First, let’s start with a joke:
Analytics is a lot like golf. In the above we see the Gorilla gets the ball to the putting green in one shot. This is fantastic. However, any golfer knows that this is only 80% of the game. The short game, close to the pin is where the Masters are separated from the hackers. The same can be said about text analytics. When you attempt to take advantage of your unstructured text there are a lot of easy 80% solutions you can engage in. However 80% isn’t the goal. The more hacking you do to cover the last 20% is ROI and opportunity lost.

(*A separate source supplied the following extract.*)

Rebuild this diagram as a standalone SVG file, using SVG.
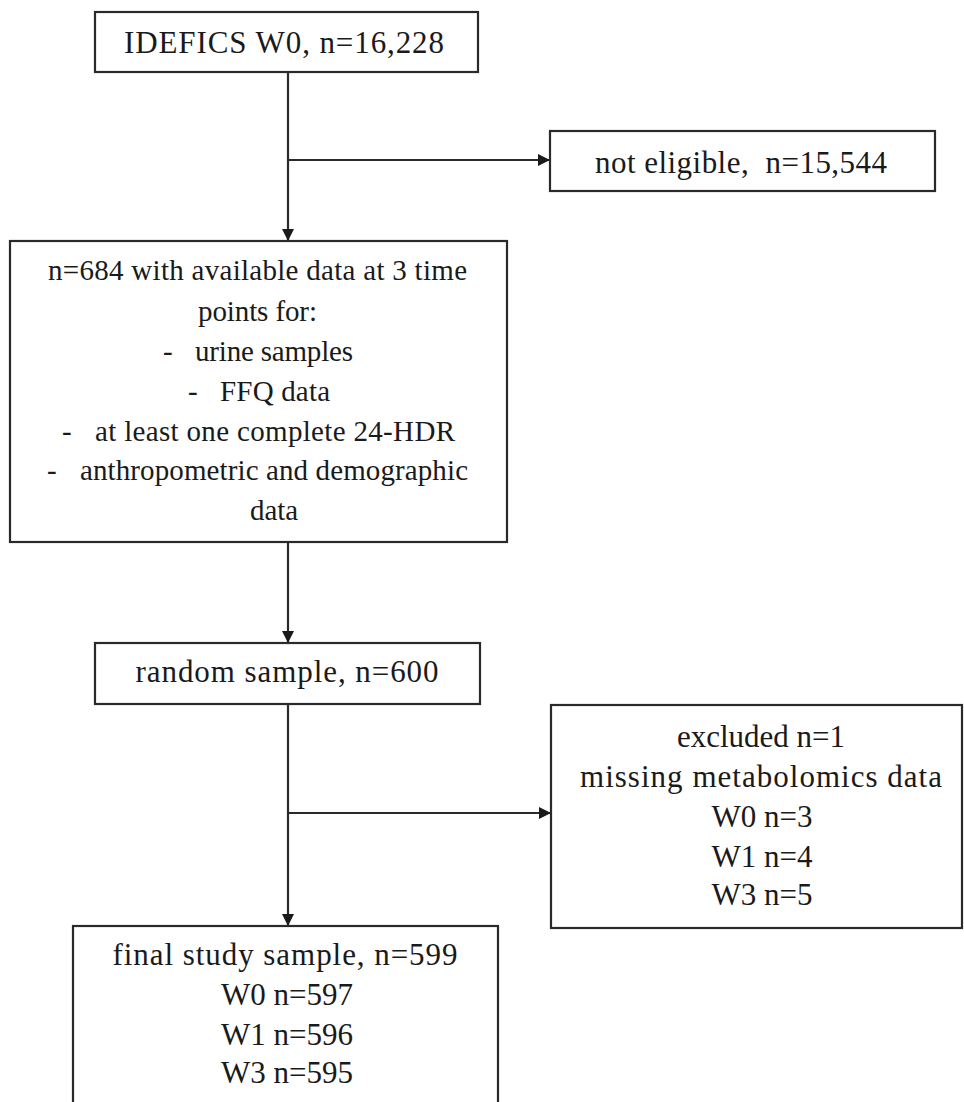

From my experience, the best analytics approaches cover the problem end to end. The heavy lifting 80% up front is the processing. I’ve spoken on this site about noise control already, so I won’t belabor the point. A good processing pipeline has low noise and produces information you can work with. The last 20% of the game consists of knowing your goal and taking the right measured steps to get there. In particular you need to start with good analytical questions and good procedures to fill in the blanks with analysis of your data. Your process should be scientific. The scientific method is simple and well described. It should be something you take to heart when solving analytical problems. Finally, the process should be collaborative. A lot of analytical systems aren’t set up to be collaborative, which is a shame. This kind of work is best done with multiple people able to work together. If you have ever put together a jigsaw puzzle you know what collaborative work can be like. What makes for a good collaborative experience is one where you aren’t constantly blocking each other, you can share information quickly and easily and you can both contribute in real time to the solution.

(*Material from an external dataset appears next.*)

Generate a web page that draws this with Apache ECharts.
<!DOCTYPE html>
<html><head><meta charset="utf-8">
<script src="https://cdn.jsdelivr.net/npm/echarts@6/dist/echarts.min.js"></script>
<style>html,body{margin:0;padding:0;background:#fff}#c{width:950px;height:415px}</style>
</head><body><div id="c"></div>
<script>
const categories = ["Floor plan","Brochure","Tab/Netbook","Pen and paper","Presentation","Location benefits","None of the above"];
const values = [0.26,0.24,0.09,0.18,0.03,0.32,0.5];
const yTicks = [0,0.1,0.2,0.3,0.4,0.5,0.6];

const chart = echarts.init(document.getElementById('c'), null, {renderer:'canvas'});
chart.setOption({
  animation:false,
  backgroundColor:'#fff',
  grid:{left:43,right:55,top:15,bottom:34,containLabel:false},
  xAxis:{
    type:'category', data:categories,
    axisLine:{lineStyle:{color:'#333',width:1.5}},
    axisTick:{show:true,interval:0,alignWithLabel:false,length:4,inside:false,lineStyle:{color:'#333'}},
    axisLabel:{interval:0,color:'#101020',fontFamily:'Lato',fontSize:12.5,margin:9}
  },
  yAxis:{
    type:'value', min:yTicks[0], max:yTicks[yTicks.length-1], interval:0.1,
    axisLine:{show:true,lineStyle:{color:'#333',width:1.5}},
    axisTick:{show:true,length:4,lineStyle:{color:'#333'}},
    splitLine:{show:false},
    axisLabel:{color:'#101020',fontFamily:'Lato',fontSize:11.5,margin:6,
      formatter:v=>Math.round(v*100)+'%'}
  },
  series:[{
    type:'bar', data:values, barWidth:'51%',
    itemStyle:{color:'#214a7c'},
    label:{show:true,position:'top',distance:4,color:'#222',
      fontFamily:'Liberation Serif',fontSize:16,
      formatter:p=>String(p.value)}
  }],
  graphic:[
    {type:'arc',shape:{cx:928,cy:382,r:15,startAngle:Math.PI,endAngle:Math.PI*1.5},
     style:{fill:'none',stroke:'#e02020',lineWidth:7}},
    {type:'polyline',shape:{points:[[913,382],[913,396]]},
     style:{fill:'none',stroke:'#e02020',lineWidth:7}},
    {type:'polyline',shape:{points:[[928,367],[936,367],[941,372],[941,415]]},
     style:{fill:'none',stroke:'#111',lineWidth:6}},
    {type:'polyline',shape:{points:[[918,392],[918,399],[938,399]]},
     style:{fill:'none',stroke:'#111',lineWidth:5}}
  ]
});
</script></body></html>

Knocking the ball into the whole is exciting. You have to do it 18 times per game. Analytics is exciting too. Finding information you can act upon is wonderful. However you have to keep doing it. It takes several iteration of analytics to really accomplish anything. Tomorrow you will have a whole new set of questions to tackle. My system designs rely upon a set of core philosophical beliefs. The primary one is that as interesting and exciting the core technology is, don’t expose the handles and nobs and levers of the algorithms. Analysts are trying to solve hard problems. Adding in algorithms tweeks and the problems they face become exponential. The technology should be an invisible hand that is helping, not this thing involved with the analysis that you have to carefully tend to. Another philosophy is to keep the goal in mind, always. You should be able to look up from the ball and see the flag at the hole. Thus all local decisions should be guided by where you want to end up.
Personally, I take Samuel Clemens point of view on the game of golf. It is a beautiful walk in the sun. Ruined. However, the analogy to something I do love to do, text analytics, offers some clear guidance.